======== Provided data ========
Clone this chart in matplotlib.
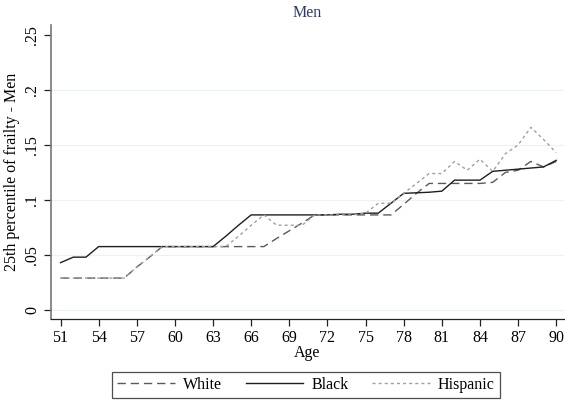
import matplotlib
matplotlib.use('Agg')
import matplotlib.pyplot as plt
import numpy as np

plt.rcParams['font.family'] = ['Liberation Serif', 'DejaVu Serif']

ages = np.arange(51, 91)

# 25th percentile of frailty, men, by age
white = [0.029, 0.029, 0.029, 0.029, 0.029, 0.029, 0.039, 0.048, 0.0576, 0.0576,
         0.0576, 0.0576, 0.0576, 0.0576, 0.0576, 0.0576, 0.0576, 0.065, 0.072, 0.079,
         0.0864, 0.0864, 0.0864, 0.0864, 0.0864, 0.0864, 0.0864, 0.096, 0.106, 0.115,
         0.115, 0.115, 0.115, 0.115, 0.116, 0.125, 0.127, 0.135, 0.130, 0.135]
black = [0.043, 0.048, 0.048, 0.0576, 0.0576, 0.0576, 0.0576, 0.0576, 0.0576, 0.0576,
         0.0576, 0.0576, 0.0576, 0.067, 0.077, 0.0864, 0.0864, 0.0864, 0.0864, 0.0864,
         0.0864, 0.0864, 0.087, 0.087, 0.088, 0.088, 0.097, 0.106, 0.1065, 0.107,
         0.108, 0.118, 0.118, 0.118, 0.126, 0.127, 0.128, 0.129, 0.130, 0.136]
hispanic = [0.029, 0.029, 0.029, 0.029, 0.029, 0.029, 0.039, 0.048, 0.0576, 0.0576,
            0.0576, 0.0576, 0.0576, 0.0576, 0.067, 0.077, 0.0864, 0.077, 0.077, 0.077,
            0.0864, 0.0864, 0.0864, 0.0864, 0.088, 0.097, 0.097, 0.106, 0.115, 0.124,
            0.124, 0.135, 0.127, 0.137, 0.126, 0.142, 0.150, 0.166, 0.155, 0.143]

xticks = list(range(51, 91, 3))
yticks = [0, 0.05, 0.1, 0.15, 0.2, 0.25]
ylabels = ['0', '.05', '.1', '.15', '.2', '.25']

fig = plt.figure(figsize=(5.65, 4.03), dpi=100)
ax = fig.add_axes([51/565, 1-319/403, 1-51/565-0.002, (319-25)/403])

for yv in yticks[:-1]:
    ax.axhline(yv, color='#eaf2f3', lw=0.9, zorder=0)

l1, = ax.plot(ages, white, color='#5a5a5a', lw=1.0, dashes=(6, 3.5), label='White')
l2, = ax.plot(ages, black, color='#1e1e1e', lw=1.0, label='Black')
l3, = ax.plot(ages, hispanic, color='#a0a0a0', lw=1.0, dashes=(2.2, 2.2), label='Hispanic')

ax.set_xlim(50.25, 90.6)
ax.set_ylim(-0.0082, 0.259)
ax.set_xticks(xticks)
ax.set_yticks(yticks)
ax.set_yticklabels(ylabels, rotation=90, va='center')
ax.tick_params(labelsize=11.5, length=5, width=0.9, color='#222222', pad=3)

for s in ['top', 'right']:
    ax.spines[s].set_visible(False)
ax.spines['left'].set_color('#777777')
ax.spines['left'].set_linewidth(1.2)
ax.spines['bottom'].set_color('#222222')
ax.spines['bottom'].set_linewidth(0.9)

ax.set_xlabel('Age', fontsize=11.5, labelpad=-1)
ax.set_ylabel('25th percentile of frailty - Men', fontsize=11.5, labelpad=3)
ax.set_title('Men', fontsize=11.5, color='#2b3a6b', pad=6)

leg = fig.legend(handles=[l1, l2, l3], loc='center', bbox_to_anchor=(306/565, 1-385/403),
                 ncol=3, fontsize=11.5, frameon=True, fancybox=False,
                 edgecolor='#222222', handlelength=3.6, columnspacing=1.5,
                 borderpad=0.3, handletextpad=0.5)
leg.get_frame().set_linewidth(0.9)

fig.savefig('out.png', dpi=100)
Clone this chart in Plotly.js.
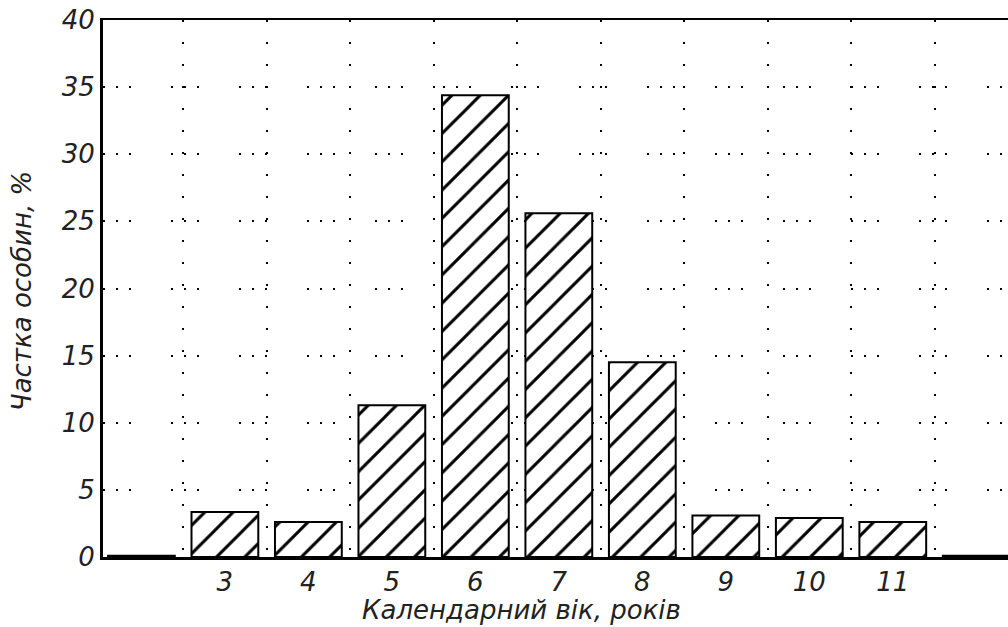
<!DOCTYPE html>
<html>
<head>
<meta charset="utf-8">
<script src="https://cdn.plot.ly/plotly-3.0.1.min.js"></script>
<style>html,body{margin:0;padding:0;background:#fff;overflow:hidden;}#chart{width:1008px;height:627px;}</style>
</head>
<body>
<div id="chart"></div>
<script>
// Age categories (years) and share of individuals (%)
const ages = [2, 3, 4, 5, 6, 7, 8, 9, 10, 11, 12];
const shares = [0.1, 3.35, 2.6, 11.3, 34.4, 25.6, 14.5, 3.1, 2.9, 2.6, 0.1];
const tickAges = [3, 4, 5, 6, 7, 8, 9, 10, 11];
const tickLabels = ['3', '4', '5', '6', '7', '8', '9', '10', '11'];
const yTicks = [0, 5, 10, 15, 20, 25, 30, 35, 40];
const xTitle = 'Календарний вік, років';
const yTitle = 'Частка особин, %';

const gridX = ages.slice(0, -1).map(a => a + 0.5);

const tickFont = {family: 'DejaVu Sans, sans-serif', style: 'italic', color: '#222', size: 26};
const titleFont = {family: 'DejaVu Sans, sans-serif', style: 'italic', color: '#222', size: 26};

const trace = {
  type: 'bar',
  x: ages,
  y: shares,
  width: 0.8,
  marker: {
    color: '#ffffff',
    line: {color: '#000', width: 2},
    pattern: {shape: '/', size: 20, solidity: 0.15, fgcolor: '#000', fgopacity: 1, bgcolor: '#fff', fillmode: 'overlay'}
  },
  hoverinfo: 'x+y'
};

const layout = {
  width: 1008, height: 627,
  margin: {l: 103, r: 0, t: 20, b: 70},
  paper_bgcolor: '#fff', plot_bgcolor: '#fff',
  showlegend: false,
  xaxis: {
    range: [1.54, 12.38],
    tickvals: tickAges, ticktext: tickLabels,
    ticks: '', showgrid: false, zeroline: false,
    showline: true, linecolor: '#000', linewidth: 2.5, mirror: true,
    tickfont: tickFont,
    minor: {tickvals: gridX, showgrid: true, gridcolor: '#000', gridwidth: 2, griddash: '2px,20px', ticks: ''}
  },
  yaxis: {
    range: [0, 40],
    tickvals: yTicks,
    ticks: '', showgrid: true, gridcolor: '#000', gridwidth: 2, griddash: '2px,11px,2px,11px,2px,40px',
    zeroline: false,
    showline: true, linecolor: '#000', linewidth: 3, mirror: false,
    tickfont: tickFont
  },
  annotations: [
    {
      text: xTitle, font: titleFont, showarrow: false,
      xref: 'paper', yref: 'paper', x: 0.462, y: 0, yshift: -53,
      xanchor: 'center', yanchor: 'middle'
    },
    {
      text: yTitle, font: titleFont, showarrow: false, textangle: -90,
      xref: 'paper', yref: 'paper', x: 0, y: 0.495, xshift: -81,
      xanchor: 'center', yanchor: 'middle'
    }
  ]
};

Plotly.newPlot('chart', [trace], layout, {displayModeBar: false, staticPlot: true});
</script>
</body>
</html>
========
Set exercise → Leave out the pictures and repeat the lines from the start of the material through the line with "ages = np.arange(51, 91)", inclusive.

Output →
Clone this chart in matplotlib.
import matplotlib
matplotlib.use('Agg')
import matplotlib.pyplot as plt
import numpy as np

plt.rcParams['font.family'] = ['Liberation Serif', 'DejaVu Serif']

ages = np.arange(51, 91)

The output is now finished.